• [WORK TO DO]: In the listing below, find every line containing "chart" and copy it out.

• [Code that draws figures]:
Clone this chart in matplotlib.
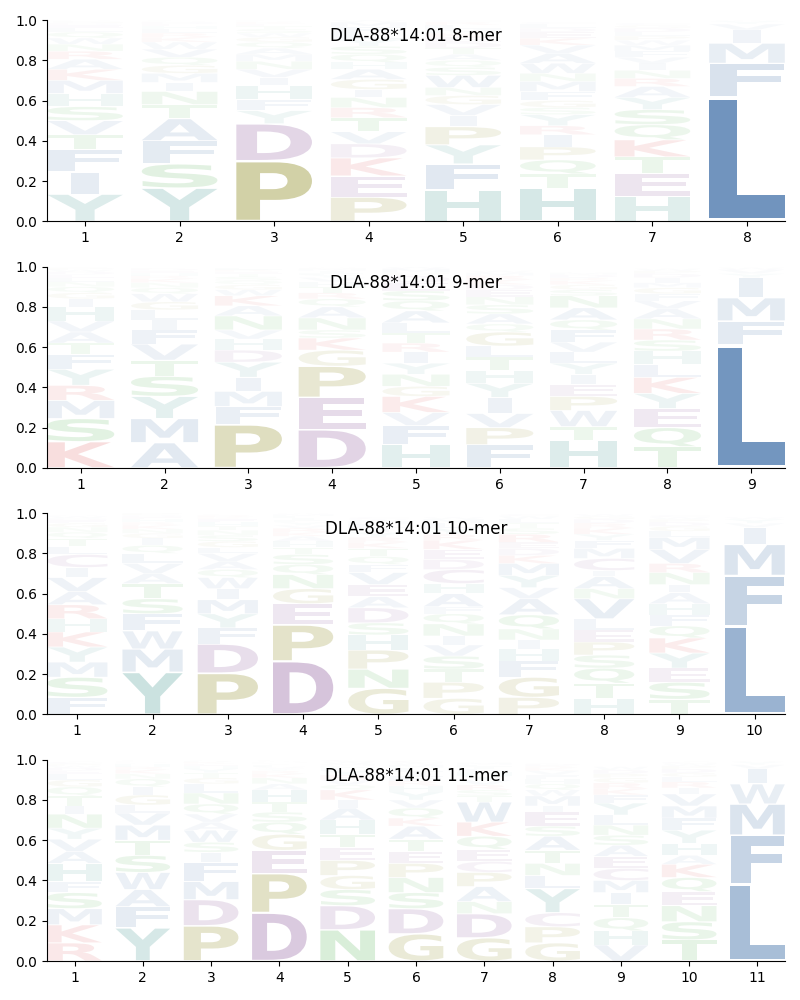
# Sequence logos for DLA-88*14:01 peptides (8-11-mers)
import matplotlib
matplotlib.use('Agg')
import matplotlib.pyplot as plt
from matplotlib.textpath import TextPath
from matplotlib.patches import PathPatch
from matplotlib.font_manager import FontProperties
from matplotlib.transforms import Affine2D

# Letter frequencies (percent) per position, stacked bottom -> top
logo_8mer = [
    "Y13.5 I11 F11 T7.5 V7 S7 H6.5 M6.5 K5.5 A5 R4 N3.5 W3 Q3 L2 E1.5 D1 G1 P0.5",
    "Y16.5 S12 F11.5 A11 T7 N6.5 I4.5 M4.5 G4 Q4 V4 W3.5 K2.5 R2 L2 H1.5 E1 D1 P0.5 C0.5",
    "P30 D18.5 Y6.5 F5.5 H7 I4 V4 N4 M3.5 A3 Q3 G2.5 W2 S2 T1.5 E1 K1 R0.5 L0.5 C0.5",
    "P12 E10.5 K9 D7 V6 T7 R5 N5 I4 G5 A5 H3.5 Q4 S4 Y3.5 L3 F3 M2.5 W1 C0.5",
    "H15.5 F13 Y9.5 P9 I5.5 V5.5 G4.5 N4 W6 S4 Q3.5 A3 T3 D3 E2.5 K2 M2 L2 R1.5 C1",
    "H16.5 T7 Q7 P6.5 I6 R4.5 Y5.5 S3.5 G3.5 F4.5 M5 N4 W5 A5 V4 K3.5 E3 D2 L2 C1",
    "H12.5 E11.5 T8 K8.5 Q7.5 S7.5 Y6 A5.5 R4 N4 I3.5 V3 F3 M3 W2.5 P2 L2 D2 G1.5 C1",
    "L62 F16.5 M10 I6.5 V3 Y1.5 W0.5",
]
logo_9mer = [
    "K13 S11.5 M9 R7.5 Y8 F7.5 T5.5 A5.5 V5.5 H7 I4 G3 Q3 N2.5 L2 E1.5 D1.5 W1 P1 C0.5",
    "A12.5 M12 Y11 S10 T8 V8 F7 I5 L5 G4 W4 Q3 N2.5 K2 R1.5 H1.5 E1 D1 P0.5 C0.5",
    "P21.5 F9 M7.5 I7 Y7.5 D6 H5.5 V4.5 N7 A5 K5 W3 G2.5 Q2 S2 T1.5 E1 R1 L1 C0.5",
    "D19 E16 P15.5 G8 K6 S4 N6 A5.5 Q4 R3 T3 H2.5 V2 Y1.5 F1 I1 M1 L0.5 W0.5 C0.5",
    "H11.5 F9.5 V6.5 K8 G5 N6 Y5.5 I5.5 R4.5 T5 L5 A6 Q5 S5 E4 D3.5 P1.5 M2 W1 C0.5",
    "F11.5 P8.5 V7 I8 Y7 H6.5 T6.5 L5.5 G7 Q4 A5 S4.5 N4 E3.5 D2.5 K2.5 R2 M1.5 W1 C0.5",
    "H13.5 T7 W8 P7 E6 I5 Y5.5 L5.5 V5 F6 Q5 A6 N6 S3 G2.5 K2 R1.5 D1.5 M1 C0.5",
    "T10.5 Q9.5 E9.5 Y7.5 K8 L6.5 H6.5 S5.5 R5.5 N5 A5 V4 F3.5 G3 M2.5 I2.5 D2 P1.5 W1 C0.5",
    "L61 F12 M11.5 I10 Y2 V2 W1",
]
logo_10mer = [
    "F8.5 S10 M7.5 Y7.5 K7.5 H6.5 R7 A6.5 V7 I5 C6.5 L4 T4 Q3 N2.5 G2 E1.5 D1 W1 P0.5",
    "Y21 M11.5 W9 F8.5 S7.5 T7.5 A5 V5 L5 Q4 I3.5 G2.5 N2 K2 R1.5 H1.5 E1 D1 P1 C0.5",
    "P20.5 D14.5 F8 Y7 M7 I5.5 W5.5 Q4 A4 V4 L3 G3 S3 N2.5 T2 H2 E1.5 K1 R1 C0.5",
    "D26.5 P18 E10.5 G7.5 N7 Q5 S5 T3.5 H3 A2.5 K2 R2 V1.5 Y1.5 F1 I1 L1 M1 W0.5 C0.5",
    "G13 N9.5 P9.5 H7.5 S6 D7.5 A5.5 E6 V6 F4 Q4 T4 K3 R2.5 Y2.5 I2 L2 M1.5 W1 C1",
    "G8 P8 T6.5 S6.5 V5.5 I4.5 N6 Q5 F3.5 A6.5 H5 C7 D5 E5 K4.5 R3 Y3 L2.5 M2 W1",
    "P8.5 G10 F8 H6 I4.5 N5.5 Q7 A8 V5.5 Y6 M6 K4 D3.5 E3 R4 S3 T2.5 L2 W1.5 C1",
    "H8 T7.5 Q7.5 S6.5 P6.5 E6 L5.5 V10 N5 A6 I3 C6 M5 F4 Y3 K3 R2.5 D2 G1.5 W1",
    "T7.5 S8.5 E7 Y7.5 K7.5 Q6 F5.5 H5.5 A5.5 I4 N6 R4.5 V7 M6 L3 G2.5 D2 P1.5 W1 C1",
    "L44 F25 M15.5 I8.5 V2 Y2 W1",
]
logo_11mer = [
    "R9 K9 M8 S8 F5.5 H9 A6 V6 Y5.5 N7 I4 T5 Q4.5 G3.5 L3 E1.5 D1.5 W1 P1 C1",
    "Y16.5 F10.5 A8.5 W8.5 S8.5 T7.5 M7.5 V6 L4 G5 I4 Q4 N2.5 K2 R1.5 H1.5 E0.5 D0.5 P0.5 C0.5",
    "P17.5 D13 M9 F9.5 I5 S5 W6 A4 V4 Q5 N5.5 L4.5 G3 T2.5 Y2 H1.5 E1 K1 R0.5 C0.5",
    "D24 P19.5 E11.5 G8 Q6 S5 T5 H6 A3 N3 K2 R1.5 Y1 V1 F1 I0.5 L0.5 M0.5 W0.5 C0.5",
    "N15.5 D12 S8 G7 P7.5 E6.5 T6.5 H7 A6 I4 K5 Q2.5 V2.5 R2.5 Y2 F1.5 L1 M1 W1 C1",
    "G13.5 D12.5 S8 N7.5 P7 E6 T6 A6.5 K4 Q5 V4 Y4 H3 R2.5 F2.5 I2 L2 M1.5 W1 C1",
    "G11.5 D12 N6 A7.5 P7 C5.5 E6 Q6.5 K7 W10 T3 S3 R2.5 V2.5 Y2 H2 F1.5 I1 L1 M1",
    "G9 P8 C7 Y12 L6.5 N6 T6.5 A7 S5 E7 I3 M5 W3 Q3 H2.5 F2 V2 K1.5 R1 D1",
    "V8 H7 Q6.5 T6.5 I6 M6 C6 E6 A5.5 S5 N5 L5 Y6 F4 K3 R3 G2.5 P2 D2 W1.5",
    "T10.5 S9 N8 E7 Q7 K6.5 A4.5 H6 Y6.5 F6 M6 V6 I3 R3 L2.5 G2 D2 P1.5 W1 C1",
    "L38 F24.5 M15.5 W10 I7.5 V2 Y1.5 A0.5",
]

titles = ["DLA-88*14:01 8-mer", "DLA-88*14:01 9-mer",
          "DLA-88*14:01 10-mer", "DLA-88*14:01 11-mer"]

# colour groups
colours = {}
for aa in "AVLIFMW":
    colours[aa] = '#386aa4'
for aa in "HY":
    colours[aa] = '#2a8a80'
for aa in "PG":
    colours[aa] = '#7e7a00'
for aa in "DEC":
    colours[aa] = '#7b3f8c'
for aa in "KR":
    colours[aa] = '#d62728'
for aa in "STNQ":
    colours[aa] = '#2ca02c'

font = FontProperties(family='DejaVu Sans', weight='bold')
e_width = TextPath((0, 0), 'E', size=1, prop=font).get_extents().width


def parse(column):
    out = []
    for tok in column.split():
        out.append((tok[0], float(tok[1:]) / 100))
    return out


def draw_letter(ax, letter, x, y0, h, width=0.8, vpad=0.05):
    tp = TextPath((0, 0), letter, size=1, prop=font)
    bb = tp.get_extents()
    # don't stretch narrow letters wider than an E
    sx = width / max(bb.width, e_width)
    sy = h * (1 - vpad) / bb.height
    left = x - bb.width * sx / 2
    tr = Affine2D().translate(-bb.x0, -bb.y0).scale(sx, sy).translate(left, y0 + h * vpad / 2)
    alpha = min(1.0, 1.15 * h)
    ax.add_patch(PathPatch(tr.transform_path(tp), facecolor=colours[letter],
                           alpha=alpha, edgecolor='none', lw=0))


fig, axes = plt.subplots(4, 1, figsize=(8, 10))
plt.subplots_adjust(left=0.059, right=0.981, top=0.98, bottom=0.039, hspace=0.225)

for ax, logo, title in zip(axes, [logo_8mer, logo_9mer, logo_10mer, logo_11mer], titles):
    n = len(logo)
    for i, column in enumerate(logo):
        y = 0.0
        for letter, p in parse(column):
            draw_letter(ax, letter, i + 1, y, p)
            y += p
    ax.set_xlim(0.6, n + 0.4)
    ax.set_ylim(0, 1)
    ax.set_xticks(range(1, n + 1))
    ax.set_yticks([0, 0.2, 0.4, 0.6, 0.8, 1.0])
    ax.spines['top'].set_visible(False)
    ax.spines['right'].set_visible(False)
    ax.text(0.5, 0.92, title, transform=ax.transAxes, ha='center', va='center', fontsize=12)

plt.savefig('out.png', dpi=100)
---
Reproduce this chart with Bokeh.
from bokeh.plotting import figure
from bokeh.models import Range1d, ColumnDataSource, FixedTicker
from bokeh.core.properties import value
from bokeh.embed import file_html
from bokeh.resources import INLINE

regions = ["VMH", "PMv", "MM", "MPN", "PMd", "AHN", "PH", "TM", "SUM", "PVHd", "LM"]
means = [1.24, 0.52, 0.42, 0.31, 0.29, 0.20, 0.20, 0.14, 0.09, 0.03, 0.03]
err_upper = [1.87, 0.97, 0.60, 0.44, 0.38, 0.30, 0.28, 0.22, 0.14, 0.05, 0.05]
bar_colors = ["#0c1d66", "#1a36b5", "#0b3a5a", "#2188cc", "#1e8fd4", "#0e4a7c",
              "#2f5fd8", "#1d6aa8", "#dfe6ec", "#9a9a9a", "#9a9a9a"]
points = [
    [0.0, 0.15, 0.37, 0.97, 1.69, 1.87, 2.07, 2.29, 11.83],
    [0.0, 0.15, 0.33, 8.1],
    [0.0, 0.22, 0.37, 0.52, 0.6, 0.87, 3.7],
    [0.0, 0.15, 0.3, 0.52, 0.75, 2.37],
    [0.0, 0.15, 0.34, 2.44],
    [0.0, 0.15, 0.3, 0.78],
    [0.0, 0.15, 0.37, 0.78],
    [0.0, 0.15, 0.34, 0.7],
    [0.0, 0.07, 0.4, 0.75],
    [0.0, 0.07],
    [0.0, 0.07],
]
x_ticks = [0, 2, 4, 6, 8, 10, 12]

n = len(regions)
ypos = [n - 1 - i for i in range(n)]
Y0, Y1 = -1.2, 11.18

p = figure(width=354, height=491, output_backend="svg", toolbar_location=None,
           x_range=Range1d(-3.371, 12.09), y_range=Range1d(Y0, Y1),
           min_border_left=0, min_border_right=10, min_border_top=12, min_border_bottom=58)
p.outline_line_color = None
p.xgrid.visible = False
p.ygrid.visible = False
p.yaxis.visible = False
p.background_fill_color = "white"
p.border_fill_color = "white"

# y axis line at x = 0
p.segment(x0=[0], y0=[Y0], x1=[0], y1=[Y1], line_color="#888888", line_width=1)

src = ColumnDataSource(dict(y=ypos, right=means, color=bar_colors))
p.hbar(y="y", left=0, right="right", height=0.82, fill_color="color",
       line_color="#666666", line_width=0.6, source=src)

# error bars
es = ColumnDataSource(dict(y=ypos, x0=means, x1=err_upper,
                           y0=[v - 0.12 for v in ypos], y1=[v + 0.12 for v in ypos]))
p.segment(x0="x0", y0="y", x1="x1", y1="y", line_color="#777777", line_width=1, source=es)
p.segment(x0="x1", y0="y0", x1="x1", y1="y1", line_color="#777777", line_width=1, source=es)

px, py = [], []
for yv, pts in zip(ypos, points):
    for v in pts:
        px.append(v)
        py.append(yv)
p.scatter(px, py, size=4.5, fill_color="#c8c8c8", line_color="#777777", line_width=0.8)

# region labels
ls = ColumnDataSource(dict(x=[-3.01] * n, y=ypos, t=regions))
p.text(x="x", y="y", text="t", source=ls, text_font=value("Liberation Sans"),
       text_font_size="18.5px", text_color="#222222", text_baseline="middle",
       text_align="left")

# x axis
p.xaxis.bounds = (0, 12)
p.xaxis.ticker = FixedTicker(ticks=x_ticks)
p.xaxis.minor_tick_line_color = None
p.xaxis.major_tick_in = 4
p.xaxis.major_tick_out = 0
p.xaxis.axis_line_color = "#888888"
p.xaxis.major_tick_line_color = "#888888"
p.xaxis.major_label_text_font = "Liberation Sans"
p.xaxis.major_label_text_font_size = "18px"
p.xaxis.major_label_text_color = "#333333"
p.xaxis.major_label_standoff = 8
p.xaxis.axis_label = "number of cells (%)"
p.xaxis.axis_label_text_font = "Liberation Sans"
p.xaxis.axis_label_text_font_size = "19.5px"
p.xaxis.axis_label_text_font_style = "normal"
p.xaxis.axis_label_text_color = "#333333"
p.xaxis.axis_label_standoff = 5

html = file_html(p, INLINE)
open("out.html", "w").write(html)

• [EXERCISE SOLUTION]:
Clone this chart in matplotlib.
Reproduce this chart with Bokeh.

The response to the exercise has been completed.